Oct. 6, 2023 (ACP) — For the past 20 years, Dr. Shakaib “Shak” Rehman has accompanied 10 or more medical students to Capitol Hill in Washington, D.C., for the American College of Physicians annual Leadership Day. While there, Rehman and students meet with key policymakers to influence the legislative process on behalf of internal medicine.

“Every time a student or trainee attends Leadership Day, their eyes open up, and they start to become a lifelong advocate of social justice,” said Rehman, associate chief of staff for education at Phoenix Veterans Affairs Healthcare Systems, interim chair and professor in the department of biomedical informatics and professor of internal medicine at the University of Arizona College of Medicine in Phoenix.

He has also organized an Arizona Hill Day for several years and has developed training tools to help attendees learn to be effective advocates. Over the years, he has influenced and inspired around 500 medical students to get involved with state or national advocacy work.

These are just some of the many reasons why Rehman received the 2023 Neubauer Advocate for Internal Medicine Award, which is named for the late Dr. Richard L. Neubauer, who was a member of the ACP Board of Regents, governor for the ACP Alaska Chapter and strong advocate for internal medicine.

Rehman was surprised and humbled by the nomination and the win. “I had no hope to get selected as there is such great talent among ACP members,” he said.

Rehman has been in practice for 34 years and has been involved with ACP for 30 years.
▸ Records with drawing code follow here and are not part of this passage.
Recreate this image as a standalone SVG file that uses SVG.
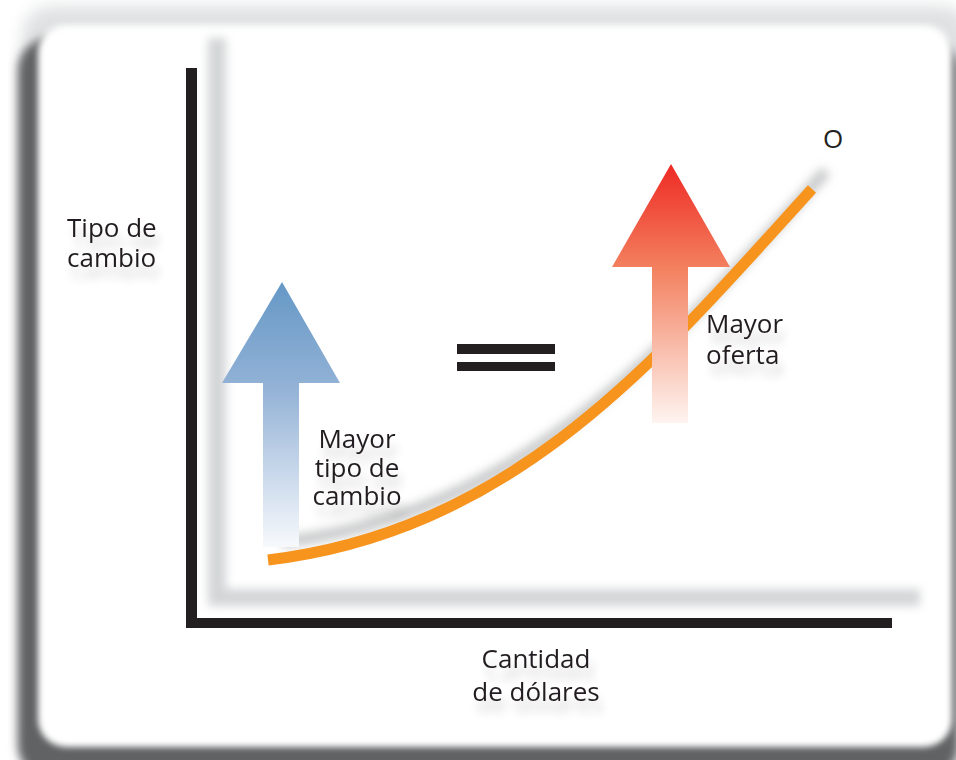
<svg xmlns="http://www.w3.org/2000/svg" width="956" height="760" viewBox="0 0 956 760">
<style>
  .t { font-family: "Open Sans", "Noto Sans", "Liberation Sans", sans-serif; font-size: 26px; fill: #231F20; }
  .ink { fill: #231F20; }
</style>
<defs>
  <filter id="b8" x="-20%" y="-20%" width="140%" height="140%"><feGaussianBlur stdDeviation="8"/></filter>
  <filter id="b5" x="-20%" y="-20%" width="140%" height="140%"><feGaussianBlur stdDeviation="5"/></filter>
  <filter id="b3" x="-5%" y="-5%" width="110%" height="110%"><feGaussianBlur stdDeviation="3"/></filter>
  <filter id="ts" x="-20%" y="-20%" width="140%" height="160%">
    <feGaussianBlur in="SourceAlpha" stdDeviation="5"/>
    <feOffset dx="4" dy="12" result="o"/>
    <feComponentTransfer in="o" result="s"><feFuncA type="linear" slope="0.18"/></feComponentTransfer>
    <feMerge><feMergeNode in="s"/><feMergeNode in="SourceGraphic"/></feMerge>
  </filter>
  <linearGradient id="gBlue" gradientUnits="userSpaceOnUse" x1="0" y1="282" x2="0" y2="547">
    <stop offset="0" stop-color="#6598C6"/>
    <stop offset="0.4" stop-color="#93B2D6"/>
    <stop offset="1" stop-color="#F7F9FC"/>
  </linearGradient>
  <linearGradient id="gRed" gradientUnits="userSpaceOnUse" x1="0" y1="164" x2="0" y2="423">
    <stop offset="0" stop-color="#EE2A24"/>
    <stop offset="0.4" stop-color="#F3805F"/>
    <stop offset="1" stop-color="#FEF4F0"/>
  </linearGradient>
</defs>

<g id="card">
  <rect x="0" y="0" width="956" height="760" fill="#ffffff"/>
  <rect x="22" y="6" width="950" height="760" rx="30" fill="#DFE1E2" filter="url(#b8)"/>
  <rect x="18" y="38" width="940" height="740" rx="32" fill="#616264" filter="url(#b5)"/>
  <rect x="38" y="25" width="914" height="722" rx="28" fill="#ffffff" filter="url(#b3)"/>
</g>

<g id="axis-shadows" fill="#D3D5D7" filter="url(#b5)">
  <rect x="208" y="38" width="18" height="565"/>
  <rect x="208" y="589" width="712" height="17"/>
</g>

<g id="axes" class="ink">
  <rect x="186" y="68" width="11" height="560"/>
  <rect x="186" y="618" width="706" height="10"/>
</g>

<g id="connectors">
  <path d="M268,560 C518,530 662,354 812,189" fill="none" stroke="#8A8C8E" stroke-opacity="0.45" stroke-width="12" transform="translate(14,-18)" filter="url(#b5)"/>
  <path id="supply-curve" d="M268,560 C518,530 662,354 812,189" fill="none" stroke="#F7941D" stroke-width="11"/>
</g>

<g id="arrow-blue">
  <path d="M282,282 L340,383 L299,383 L299,547 L263,547 L263,383 L222,383 Z" fill="url(#gBlue)"/>
</g>

<g id="arrow-red">
  <path d="M671,164 L730,267 L688,267 L688,423 L652,423 L652,267 L612,267 Z" fill="url(#gRed)"/>
</g>

<g id="equals" class="ink">
  <rect x="457" y="344" width="98" height="10"/>
  <rect x="457" y="362" width="98" height="9"/>
</g>

<g id="label-y" filter="url(#ts)">
  <text class="t" x="67" y="237">Tipo de</text>
  <text class="t" x="67" y="267">cambio</text>
</g>

<g id="label-blue" filter="url(#ts)">
  <text class="t" x="357" y="448" text-anchor="middle">Mayor</text>
  <text class="t" x="357" y="477" text-anchor="middle">tipo de</text>
  <text class="t" x="357" y="505" text-anchor="middle">cambio</text>
</g>

<g id="label-red" filter="url(#ts)">
  <text class="t" x="706" y="333">Mayor</text>
  <text class="t" x="706" y="364">oferta</text>
</g>

<g id="label-x" filter="url(#ts)">
  <text class="t" x="536" y="668" text-anchor="middle">Cantidad</text>
  <text class="t" x="536" y="701" text-anchor="middle">de dólares</text>
</g>

<g id="label-o">
  <text class="t" x="833" y="148" text-anchor="middle">O</text>
</g>
</svg>
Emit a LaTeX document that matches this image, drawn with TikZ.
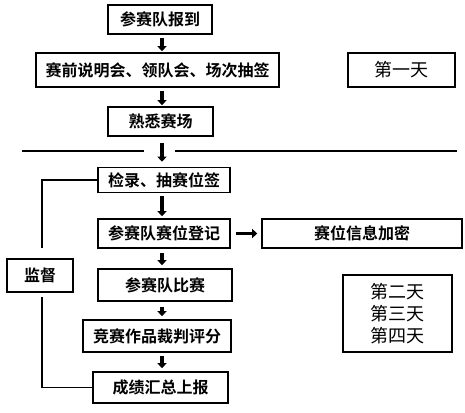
\documentclass[tikz,border=0pt]{standalone}
\usepackage{fontspec}
\setmainfont{Noto Sans CJK SC}
\newfontfamily\cjkb{Noto Sans CJK SC Bold}
\newfontfamily\cjkr{Noto Sans CJK SC}
\usetikzlibrary{arrows.meta}
\begin{document}
\begin{tikzpicture}[x=1pt,y=-1pt,
  box/.style={draw=black,line width=1.6pt,inner sep=0pt,align=center,font=\cjkb\fontsize{16}{18}\selectfont},
  daybox/.style={draw=black,line width=1.6pt,inner sep=0pt,align=center,font=\cjkr\fontsize{18}{22}\selectfont},
  flow/.style={line width=3.2pt,-{Triangle[length=5pt,width=9pt]}},
  sep/.style={line width=1.8pt},
  mon/.style={line width=1.3pt}]
\useasboundingbox (0,0) rectangle (465,412);
\node[box,minimum width=104pt,minimum height=29pt] (b1) at (160,19.5) {参赛队报到};
\node[box,minimum width=243pt,minimum height=34pt] (b2) at (157.5,70) {赛前说明会、领队会、场次抽签};
\node[box,minimum width=105pt,minimum height=29pt] (b3) at (160.5,121.5) {熟悉赛场};
\node[daybox,minimum width=107pt,minimum height=34pt] (d1) at (401.5,70) {第一天};
\node[box,minimum width=132pt,minimum height=25pt] (c1) at (164,180) {检录、抽赛位签};
\node[box,minimum width=132pt,minimum height=29pt] (c2) at (164,233.5) {参赛队赛位登记};
\node[box,minimum width=200pt,minimum height=29pt] (e1) at (362,233.5) {赛位信息加密};
\node[box,minimum width=134pt,minimum height=32pt] (c3) at (165,285) {参赛队比赛};
\node[box,minimum width=148pt,minimum height=32pt] (c4) at (157,336) {竞赛作品裁判评分};
\node[box,minimum width=135pt,minimum height=31pt] (c5) at (160.5,387.5) {成绩汇总上报};
\node[box,minimum width=66pt,minimum height=33pt] (m1) at (40,275.5) {监督};
\node[daybox,minimum width=109pt,minimum height=77pt] (d2) at (397.5,313.5) {第二天\\第三天\\第四天};
% separator
\coordinate (sl) at (22,151);
\coordinate (sm1) at (144,151);
\coordinate (sm2) at (175,151);
\coordinate (sr) at (457,151);
\draw[sep] (sl) -- (sm1);
\draw[sep] (sm2) -- (sr);
% flow arrows
\draw[flow,shorten <=3pt,shorten >=1pt] (b1.south -| 162,0) -- (b2.north -| 162,0);
\draw[flow,shorten <=3pt,shorten >=1pt] (b2.south -| 162,0) -- (b3.north -| 162,0);
\draw[flow,shorten <=6pt,shorten >=5pt] (b3.south -| 162,0) -- (c1.north -| 162,0);
\draw[flow,shorten <=3pt,shorten >=2pt] (c1.south -| 162,0) -- (c2.north -| 162,0);
\draw[flow,shorten <=4pt,shorten >=3pt] (c2.south -| 162,0) -- (c3.north -| 162,0);
\draw[flow,shorten <=5pt,shorten >=3pt] (c3.south -| 162,0) -- (c4.north -| 162,0);
\draw[flow,shorten <=3pt,shorten >=3pt] (c4.south -| 162,0) -- (c5.north -| 162,0);
\draw[flow,shorten <=5pt,shorten >=4pt] (c2.east) -- (e1.west);
% supervision lines
\draw[mon] (c1.west) -| (42,248);
\draw[mon] (42,297) |- (c5.west);
\end{tikzpicture}
\end{document}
Advocacy for the greater good has always been a part of his core mission as a physician. “I am chair of admissions at my medical school, and I get to read hundreds of personal statements from people applying to medical school,” Rehman said, “and all applications have one thing in common: They want to make a difference.”

Looking back, he remembers feeling the same when first applying to medical school. “I wanted to make a big difference, but I didn't know how to do it or what I needed to do,” he recalled.

It was getting involved with ACP and advocating for broader policy changes that enabled him to feel like he was making a difference. “Most physicians forget that we can't be committed to improving the health and wellness of patients without engaging in the social struggle for health,” he said, adding that physicians should also work toward making the environment healthier for patients and ensuring the safety of their food and water supply.

Throughout his career, Rehman has served on the ACP Arizona Chapter Governor Advisory Council as the chair of the Advocacy/Health Policy Committee and annual meeting planning committees. He is also on the ACP Health and Public Policy Committee and the ACP Political Action Committee board. Additionally, Rehman was awarded ACP Laureate Awards from two different ACP chapters and has received numerous other awards from the Society of General Internal Medicine, American Medical Women's Association, International Association on Communication in Healthcare, Department of Veterans Affairs and many medical schools.

Rehman also helped remove the stigma around mental illness and substance abuse for physicians applying for licensure. “An estimated 300 to 400 doctors commit suicide every year,” he explained, “and part of the reason that they don't seek help is that medical licensing boards have strict criteria for licensing approval and renewal and ask applicants to disclose substance use or mental health treatment over the past five years, including details of the disorder and contact information for the treating providers.”

Thanks in part to efforts by Rehman, the Arizona Licensing Board changed its license application question related to mental health, and many other states have followed this lead. The new section of the licensure applications only asks the applicant to disclose a known, current condition that may impair their ability to practice safely.

Perhaps most notable, when Congress was about to repeal the Affordable Care Act, Rehman helped convince late Sen. John McCain, R-Ariz., to vote against the bill and saved the day. Other advocacy issues on his radar include reducing firearms-related injuries and deaths, the ongoing physician shortage and physician payment reform.

“Being a physician involves more than just caring for the one patient in front of you,” he said.